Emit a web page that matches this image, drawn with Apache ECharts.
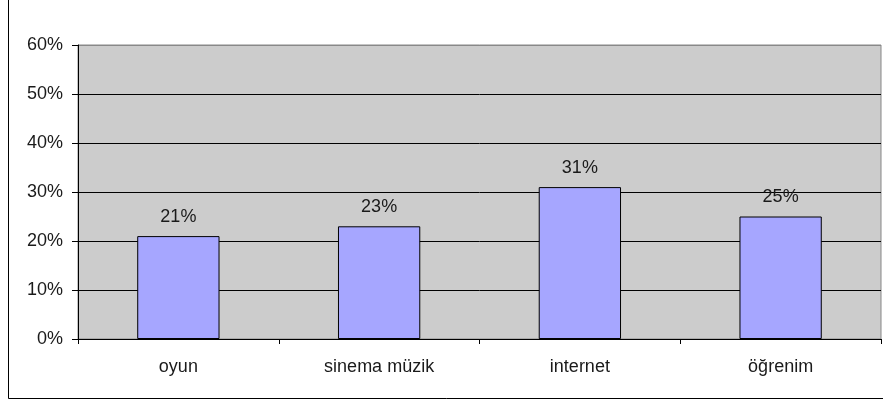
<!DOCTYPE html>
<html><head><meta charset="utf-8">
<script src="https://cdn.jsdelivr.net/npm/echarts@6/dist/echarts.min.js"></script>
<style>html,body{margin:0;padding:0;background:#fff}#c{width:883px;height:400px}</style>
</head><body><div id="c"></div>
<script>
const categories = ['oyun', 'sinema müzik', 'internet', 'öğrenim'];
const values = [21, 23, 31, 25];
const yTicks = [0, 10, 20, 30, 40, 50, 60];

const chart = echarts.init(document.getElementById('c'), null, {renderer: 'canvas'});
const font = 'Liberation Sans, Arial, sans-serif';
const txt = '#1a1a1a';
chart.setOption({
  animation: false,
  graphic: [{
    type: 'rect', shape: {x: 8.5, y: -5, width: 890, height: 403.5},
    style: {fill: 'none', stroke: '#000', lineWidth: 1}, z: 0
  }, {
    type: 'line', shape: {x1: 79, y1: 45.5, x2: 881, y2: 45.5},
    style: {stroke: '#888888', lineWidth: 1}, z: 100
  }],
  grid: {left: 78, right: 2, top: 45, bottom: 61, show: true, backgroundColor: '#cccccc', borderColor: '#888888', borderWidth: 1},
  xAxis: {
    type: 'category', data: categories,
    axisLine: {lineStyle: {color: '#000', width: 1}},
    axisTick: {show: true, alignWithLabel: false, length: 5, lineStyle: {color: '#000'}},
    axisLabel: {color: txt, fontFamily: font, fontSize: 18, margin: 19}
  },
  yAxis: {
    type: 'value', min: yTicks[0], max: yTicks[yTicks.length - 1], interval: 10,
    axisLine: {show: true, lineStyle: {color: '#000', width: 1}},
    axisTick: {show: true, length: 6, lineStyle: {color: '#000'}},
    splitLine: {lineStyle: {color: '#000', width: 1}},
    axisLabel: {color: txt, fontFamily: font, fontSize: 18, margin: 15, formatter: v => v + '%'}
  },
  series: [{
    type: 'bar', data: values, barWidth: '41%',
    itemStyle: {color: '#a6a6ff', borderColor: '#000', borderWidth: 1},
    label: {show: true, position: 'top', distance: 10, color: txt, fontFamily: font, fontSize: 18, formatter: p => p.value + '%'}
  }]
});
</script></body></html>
■ ■ ■ ■ ■
Please extract exactly the lines of the data, from the first through the line containing "const yTicks = [0, 10, 20, 30, 40, 50, 60];", and add no pictures to the copy.

Emit a web page that matches this image, drawn with Apache ECharts.
<!DOCTYPE html>
<html><head><meta charset="utf-8">
<script src="https://cdn.jsdelivr.net/npm/echarts@6/dist/echarts.min.js"></script>
<style>html,body{margin:0;padding:0;background:#fff}#c{width:883px;height:400px}</style>
</head><body><div id="c"></div>
<script>
const categories = ['oyun', 'sinema müzik', 'internet', 'öğrenim'];
const values = [21, 23, 31, 25];
const yTicks = [0, 10, 20, 30, 40, 50, 60];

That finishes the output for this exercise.